Over the years in my role as a pastoral coach and church consultant , I’ve visited many churches and met often with groups of pastors, and the most frequently asked question, whether one-on-one or in these groups, is, “How can our board function better?” or “How can I get along better with the board?”
By the way, the second most-asked question—and admittedly this is not a very scientific conclusion—is, “What is the best discipleship program for our church?” To that question my response is the question, “Who are the people in your discipleship group?”
My personal answer to the first question is also a question: “How often do you meet with the board chairman?”

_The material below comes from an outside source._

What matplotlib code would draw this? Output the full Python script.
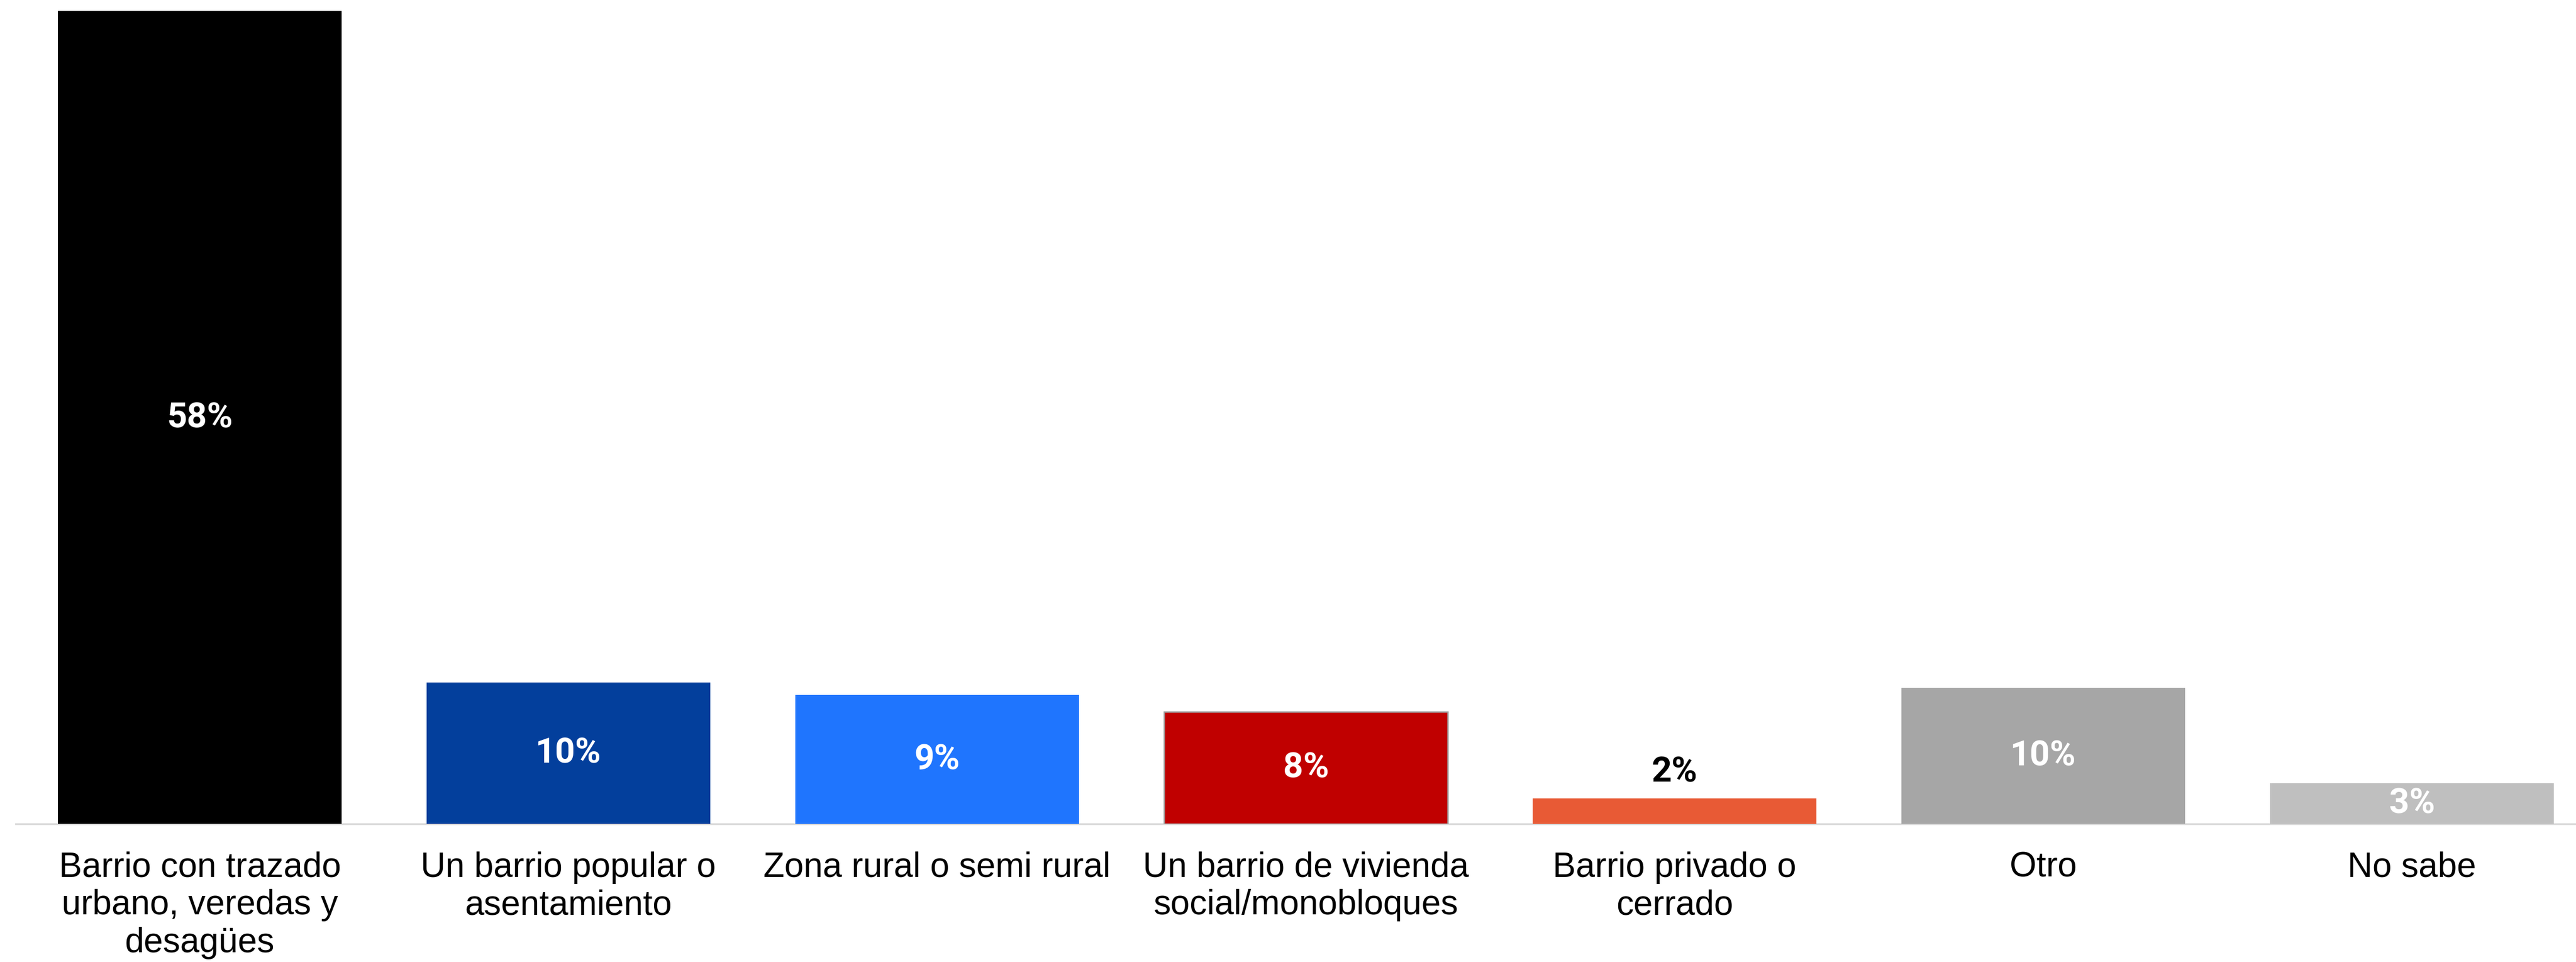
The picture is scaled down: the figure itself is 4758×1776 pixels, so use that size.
import matplotlib

matplotlib.use("Agg")
import matplotlib.pyplot as plt

categories = [
    "Barrio con trazado\nurbano, veredas y\ndesagües",
    "Un barrio popular o\nasentamiento",
    "Zona rural o semi rural",
    "Un barrio de vivienda\nsocial/monobloques",
    "Barrio privado o\ncerrado",
    "Otro",
    "No sabe",
]
values = [58.0, 10.1, 9.2, 8.0, 1.8, 9.7, 2.9]
colors = ["#000000", "#033F9C", "#1F75FE", "#C00000", "#E85A35", "#A6A6A6", "#BFBFBF"]
label_colors = ["white", "white", "white", "white", "black", "white", "white"]
labels_outside = [False, False, False, False, True, False, False]

W, H, DPI = 4758, 1777, 300
fig = plt.figure(figsize=(W / DPI, H / DPI), dpi=DPI)
fig.patch.set_facecolor("white")

# axes placed in pixel terms: baseline at y=1522, first category centred at x=369
left_px, base_px, step_px = 28.5, 1522, 681
ax = fig.add_axes([left_px / W, (H - base_px) / H, (W - left_px) / W, base_px / H])
ax.set_xlim(-0.5, -0.5 + (W - left_px) / step_px)
ax.set_ylim(0, 58.0 * base_px / 1501)

x = list(range(len(categories)))
bars = ax.bar(x, values, width=0.77, color=colors, zorder=2)
bars[3].set_edgecolor("#9E9E9E")
bars[3].set_linewidth(0.6)

value_font = ["Liberation Sans Narrow", "Roboto", "DejaVu Sans"]
for xi, v, c, out in zip(x, values, label_colors, labels_outside):
    y = v + 1.9 if out else v / 2
    ax.text(xi, y, f"{v:.0f}%", ha="center", va="center", color=c,
            fontsize=15.5, fontweight="bold", family=value_font, zorder=3)

for side in ["top", "right", "left"]:
    ax.spines[side].set_visible(False)
ax.spines["bottom"].set_color("#D9D9D9")
ax.spines["bottom"].set_linewidth(0.8)
ax.spines["bottom"].set_zorder(1)

ax.set_yticks([])
ax.set_xticks(x)
ax.set_xticklabels(categories, fontsize=15.3, family=["Liberation Sans", "DejaVu Sans"],
                   linespacing=1.2)
ax.tick_params(axis="x", length=0, pad=12)

fig.savefig("out.png", dpi=DPI, facecolor="white")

So you can see that communication and relationships are vital issues in the church, and often these issues have to do with conflict. Thus it’s crucial that conflict be dealt with, especially that related to the board and the pastor. Here are some principles I think are essential for handling conflict in a board:
The pastor and the board chair should always go over the agenda ahead of time, and they both agree not to disagree in front of the others.
Board members agree to be cordial and gracious when they disagree with each other, and when they disagree it is always eye to eye.
After a disagreement has been resolved, the board members should not publically recount or divulge the particulars of the disagreement. They should speak only of the resolution: “We decided to . . . ”
Decisions should always be made for the glory of our Lord and the good of the church, not because of anyone’s personal whim.